Love as a Guide for Engagement With Marginalized Transitional Age Youth
Featuring Dr. Byron Young
Dr. Byron Young is a psychiatrist, a lover of the arts, and a proud Black man; the work he does sits squarely at the intersections of mental health, education, creativity, and social and racial justice. He has learned — in clinic, in community, in years of watching young people navigate systems that were never designed with them in mind — that engagement is not a technique. It is a relationship. And relationships, real ones, require something most training programs never ask of us: the willingness to see another person as fully human, and to examine honestly the ways our own conditioning makes that harder than it should be. This Stress, Trauma, and Resilience (STAR) Seminar is about transitional age youth — young people between the ages of 16 and 25 navigating child welfare, mental health systems, and schools in a world that has already formed opinions about them before they walk through the door — and specifically about Black and brown youth, who are overrepresented in every one of these systems.
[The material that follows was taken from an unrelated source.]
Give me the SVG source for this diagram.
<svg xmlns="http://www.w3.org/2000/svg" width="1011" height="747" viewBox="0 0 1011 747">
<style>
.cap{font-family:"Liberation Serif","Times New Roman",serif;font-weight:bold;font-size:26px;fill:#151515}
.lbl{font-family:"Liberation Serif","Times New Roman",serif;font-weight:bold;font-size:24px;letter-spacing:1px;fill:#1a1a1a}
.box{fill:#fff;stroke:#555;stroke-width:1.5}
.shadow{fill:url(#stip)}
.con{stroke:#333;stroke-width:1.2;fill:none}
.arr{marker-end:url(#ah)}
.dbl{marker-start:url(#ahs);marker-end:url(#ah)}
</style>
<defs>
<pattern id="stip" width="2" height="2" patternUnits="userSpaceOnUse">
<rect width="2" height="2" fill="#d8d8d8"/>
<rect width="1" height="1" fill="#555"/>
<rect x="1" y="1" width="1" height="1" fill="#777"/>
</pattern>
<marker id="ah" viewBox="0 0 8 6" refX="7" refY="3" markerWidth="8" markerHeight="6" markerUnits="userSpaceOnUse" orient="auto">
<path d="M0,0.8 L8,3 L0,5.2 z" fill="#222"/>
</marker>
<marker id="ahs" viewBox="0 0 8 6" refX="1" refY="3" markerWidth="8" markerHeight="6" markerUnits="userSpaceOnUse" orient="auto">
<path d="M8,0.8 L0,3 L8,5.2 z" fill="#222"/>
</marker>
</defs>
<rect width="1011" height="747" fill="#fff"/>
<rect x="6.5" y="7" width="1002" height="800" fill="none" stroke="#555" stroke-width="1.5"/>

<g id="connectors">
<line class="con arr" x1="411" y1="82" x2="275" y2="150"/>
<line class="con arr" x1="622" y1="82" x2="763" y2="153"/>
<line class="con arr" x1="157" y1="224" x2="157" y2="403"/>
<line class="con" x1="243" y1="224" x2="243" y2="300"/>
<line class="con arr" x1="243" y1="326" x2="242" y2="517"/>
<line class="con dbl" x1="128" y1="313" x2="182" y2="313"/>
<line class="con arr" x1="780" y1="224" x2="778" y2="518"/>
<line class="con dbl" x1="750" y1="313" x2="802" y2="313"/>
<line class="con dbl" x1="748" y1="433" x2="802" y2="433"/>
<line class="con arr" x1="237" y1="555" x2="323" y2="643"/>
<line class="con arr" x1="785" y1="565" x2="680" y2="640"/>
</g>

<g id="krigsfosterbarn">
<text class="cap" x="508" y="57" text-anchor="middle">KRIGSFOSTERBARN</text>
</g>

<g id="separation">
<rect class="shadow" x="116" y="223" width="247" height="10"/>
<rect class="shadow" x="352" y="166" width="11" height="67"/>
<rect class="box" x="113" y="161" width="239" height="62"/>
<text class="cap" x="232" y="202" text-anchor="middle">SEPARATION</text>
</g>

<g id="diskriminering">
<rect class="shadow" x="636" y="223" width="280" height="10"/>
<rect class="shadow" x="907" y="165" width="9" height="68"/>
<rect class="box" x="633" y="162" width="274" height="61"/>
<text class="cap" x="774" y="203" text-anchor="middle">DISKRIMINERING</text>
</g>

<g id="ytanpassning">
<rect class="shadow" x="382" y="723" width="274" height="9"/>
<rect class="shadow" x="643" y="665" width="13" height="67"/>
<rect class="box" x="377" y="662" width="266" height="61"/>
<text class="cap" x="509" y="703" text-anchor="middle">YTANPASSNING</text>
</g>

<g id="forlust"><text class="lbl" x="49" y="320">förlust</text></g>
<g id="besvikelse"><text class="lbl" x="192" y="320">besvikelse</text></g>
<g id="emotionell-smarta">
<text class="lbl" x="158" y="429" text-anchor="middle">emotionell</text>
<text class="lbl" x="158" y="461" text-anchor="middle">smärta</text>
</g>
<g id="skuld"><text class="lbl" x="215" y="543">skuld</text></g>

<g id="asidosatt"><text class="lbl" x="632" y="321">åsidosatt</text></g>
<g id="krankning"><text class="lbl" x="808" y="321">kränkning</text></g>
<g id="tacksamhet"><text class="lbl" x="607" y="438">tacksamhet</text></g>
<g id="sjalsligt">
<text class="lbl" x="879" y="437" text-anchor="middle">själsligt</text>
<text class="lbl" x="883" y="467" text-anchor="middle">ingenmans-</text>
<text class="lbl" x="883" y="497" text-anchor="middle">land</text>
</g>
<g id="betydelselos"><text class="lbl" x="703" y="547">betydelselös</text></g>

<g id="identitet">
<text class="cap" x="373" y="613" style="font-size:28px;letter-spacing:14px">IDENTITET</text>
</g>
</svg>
The seminar will be grounded in what Dr. Young calls the humanizing love tradition: a lineage running through Paulo Freire, bell hooks, Christopher Emdin, and many other thinkers rooted in social good — centered on a love ethos that is not sentiment but discipline, not charity but solidarity, and above all, a daily, active protection from the dehumanization that systems can quietly inflict. This presentation will look honestly at what gets in the way — systemic barriers, yes, but also our own biases, our burnout, the savior orientation that masquerades as care — and at what actually works: art, creativity, hip-hop, critical dialogue, and the radical act of seeing a young person wholly. Attendees will leave with practical tools, but more than that, Dr. Young hopes participants leave having asked themselves some harder questions — because that is where this work actually begins.
Learning Objectives:
- Describe the developmental and sociopolitical context of transitional age youth, with particular attention to how systemic racism, intersecting identities, and experiences of institutional harm shape engagement — and disengagement — among Black and brown youth across educational, Department of Child and Family Services (DCFS), and mental health settings.
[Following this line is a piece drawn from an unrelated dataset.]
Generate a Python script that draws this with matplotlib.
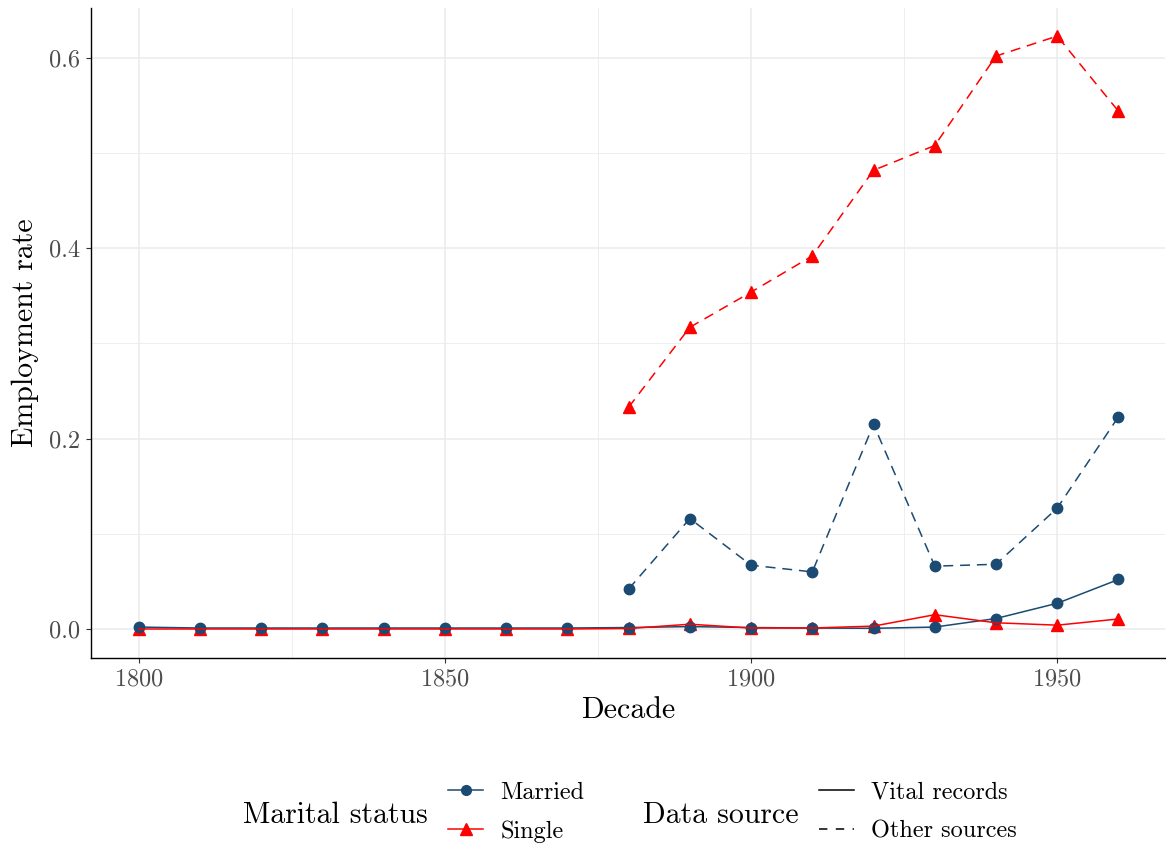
import matplotlib
matplotlib.use("Agg")
import matplotlib.pyplot as plt
from matplotlib.lines import Line2D

plt.rcParams['font.family'] = ['cmr10', 'DejaVu Serif']
plt.rcParams['axes.formatter.use_mathtext'] = True

# data
decades = [1800, 1810, 1820, 1830, 1840, 1850, 1860, 1870, 1880, 1890,
           1900, 1910, 1920, 1930, 1940, 1950, 1960]
married_vital = [0.002, 0.001, 0.001, 0.001, 0.001, 0.001, 0.001, 0.001, 0.0015, 0.0025,
                 0.0015, 0.001, 0.0007, 0.002, 0.011, 0.027, 0.052]
single_vital = [0.0, 0.0, 0.0, 0.0, 0.0, 0.0, 0.0, 0.0, 0.0005, 0.005,
                0.001, 0.001, 0.003, 0.015, 0.0065, 0.004, 0.0105]
other_decades = [1880, 1890, 1900, 1910, 1920, 1930, 1940, 1950, 1960]
married_other = [0.042, 0.116, 0.067, 0.060, 0.215, 0.066, 0.068, 0.127, 0.223]
single_other = [0.233, 0.317, 0.354, 0.392, 0.482, 0.508, 0.602, 0.623, 0.544]

MARRIED = '#1B4A72'
SINGLE = '#FF0000'
DASH = (6.5, 4.5)
TICK_FS = 17.5
TITLE_FS = 21.5

fig = plt.figure(figsize=(11.66, 8.46), dpi=100)
ax = fig.add_axes([91 / 1166, 1 - 658 / 846, 1074 / 1166, 650 / 846])

# points first, lines on top (as in the reference)
ax.plot(decades, single_vital, ls='none', marker='^', ms=8.5, color=SINGLE, zorder=2)
ax.plot(other_decades, single_other, ls='none', marker='^', ms=8.5, color=SINGLE, zorder=2)
ax.plot(decades, married_vital, ls='none', marker='o', ms=7.5, color=MARRIED, zorder=2.1)
ax.plot(other_decades, married_other, ls='none', marker='o', ms=7.5, color=MARRIED, zorder=2.1)

ax.plot(decades, married_vital, color=MARRIED, lw=1.1, zorder=3)
ax.plot(other_decades, married_other, color=MARRIED, lw=1.1, dashes=DASH, zorder=3)
ax.plot(decades, single_vital, color=SINGLE, lw=1.1, zorder=3.1)
ax.plot(other_decades, single_other, color=SINGLE, lw=1.1, dashes=DASH, zorder=3.1)

ax.set_xlim(1792.2, 1967.6)
ax.set_ylim(-0.0305, 0.6525)
ax.set_xticks([1800, 1850, 1900, 1950])
ax.set_xticks([1825, 1875, 1925], minor=True)
ax.set_yticks([0.0, 0.2, 0.4, 0.6])
ax.set_yticklabels(['0.0', '0.2', '0.4', '0.6'])
ax.set_yticks([0.1, 0.3, 0.5], minor=True)

ax.grid(True, which='major', color='#EBEBEB', lw=1.1, zorder=0)
ax.grid(True, which='minor', color='#EBEBEB', lw=0.6, zorder=0)
ax.set_axisbelow(True)
ax.tick_params(which='major', length=3.8, width=0.8, color='#333333',
               labelsize=TICK_FS, labelcolor='#4D4D4D', pad=4)
ax.tick_params(which='minor', length=0)
for s in ['top', 'right']:
    ax.spines[s].set_visible(False)
for s in ['left', 'bottom']:
    ax.spines[s].set_linewidth(1.0)
    ax.spines[s].set_color('black')

ax.set_xlabel('Decade', fontsize=TITLE_FS, labelpad=4)
ax.set_ylabel('Employment rate', fontsize=TITLE_FS, labelpad=7)

# legends at the bottom, titles on the left of the keys
fig.text(243 / 1166, 1 - 815 / 846, 'Marital status', fontsize=TITLE_FS, va='center', ha='left')
fig.text(643 / 1166, 1 - 815 / 846, 'Data source', fontsize=TITLE_FS, va='center', ha='left')

h_marital = [Line2D([], [], color=MARRIED, lw=1.1, marker='o', ms=7),
             Line2D([], [], color=SINGLE, lw=1.1, marker='^', ms=8)]
h_source = [Line2D([], [], color='black', lw=1.1),
            Line2D([], [], color='black', lw=1.1, dashes=(5.5, 5.5))]

leg_kw = dict(loc='center left', frameon=False, fontsize=TICK_FS, handlelength=1.45,
              handletextpad=0.7, labelspacing=0.68, borderpad=0, borderaxespad=0)
fig.legend(h_marital, ['Married', 'Single'],
           bbox_to_anchor=(448 / 1166, 1 - 812 / 846), **leg_kw)
fig.legend(h_source, ['Vital records', 'Other sources'],
           bbox_to_anchor=(819 / 1166, 1 - 812 / 846), **leg_kw)

fig.savefig('out.png', dpi=100)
- Apply a culturally humble, self-reflective practice orientation that includes honest examination of one's own biases, emotional wellness, and positional power — recognizing that the provider's internal world is not separate from the quality of engagement, but central to it — while centering youth of color and their communities as experts and assets, rather than recipients of rescue.
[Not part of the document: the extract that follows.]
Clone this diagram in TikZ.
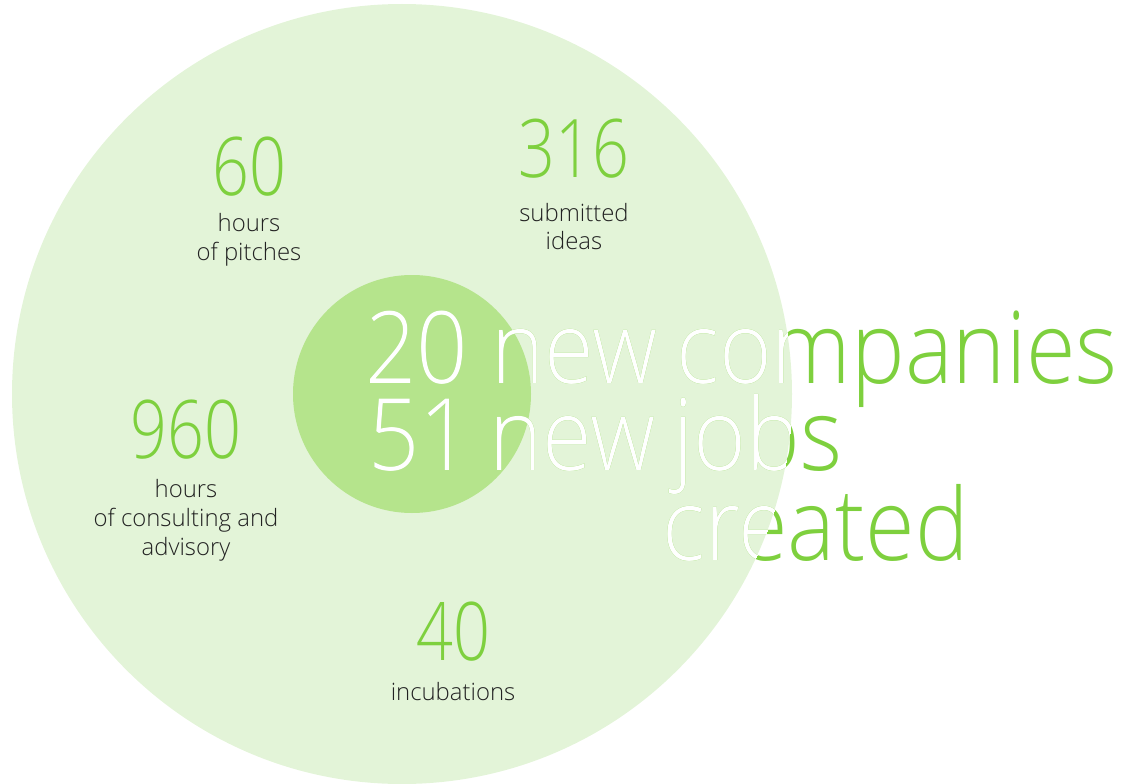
\documentclass[tikz,border=0pt]{standalone}
\usepackage{fontspec}
\setmainfont{Open Sans}[UprightFont=* Light]
\newfontfamily\narrowfont{Open Sans}[UprightFont=* Light,FakeStretch=0.9]
\newfontfamily\digitfont{Open Sans}[UprightFont=* Light,FakeStretch=0.8]
\definecolor{paleGreen}{HTML}{E3F4D8}
\definecolor{midGreen}{HTML}{B5E48C}
\definecolor{leafGreen}{HTML}{7ED03E}
\definecolor{inkGray}{HTML}{222222}

\tikzset{
  figure/.style={text=leafGreen,font=\digitfont\fontsize{46}{46}\selectfont,inner sep=0pt,anchor=base},
  caption/.style={text=inkGray,font=\fontsize{13.6}{16.4}\selectfont,align=center,inner sep=0pt,anchor=base},
  headline/.style={font=\narrowfont\fontsize{57}{57}\selectfont,inner sep=0pt,anchor=base west}
}

% the three headline rows, drawn once in green and once in white
\newcommand\headlines[2]{%
  \node[headline,text=#1] (twenty#2) at (365,383) {20 new};
  \node[headline,text=#1] (companies#2) at (676,383) {companies};
  \node[headline,text=#1] (fiftyone#2) at (368,470) {51\hspace{0.18em}new};
  \node[headline,text=#1] (jobs#2) at (673,470) {jobs};
  \node[headline,text=#1] (created#2) at (662,560) {created};
}

\begin{document}
\begin{tikzpicture}[x=0.02cm,y=-0.02cm]
  \useasboundingbox (0,0) rectangle (1130,784);

  \fill[paleGreen] (402,394) circle (390);
  \fill[midGreen] (412,394) circle (119);

  % numbers, captions sit on the baseline of their last line
  \node[figure] (pitches) at (249,195) {60};
  \node[caption] (pitchesText) at (249,260) {hours\\of pitches};

  \node[figure] (ideas) at (574,177) {316};
  \node[caption] (ideasText) at (574,250) {submitted\\ideas};

  \node[figure] (consulting) at (186,458) {960};
  \node[caption] (consultingText) at (186,555) {hours\\of consulting and\\advisory};

  \node[figure] (incubations) at (453,660) {40};
  \node[caption] (incubationsText) at (453,700) {incubations};

  \headlines{leafGreen}{Out}
  \begin{scope}
    \clip (402,394) circle (390);
    \headlines{white}{In}
  \end{scope}
\end{tikzpicture}
\end{document}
- Identify and use creative, arts-based, and culturally resonant approaches — including hip-hop culture, critical storytelling, and dialogue-driven methods — to build authentic rapport, spark critical consciousness, and navigate barriers to engagement with transitional age youth (TAY) across service settings.
- Demonstrate awareness of cross-cultural relational dynamics, particularly in contexts where providers hold different racial, class, or cultural identities than the youth they serve, and articulate strategies for bridging those differences with honesty, humility, and care.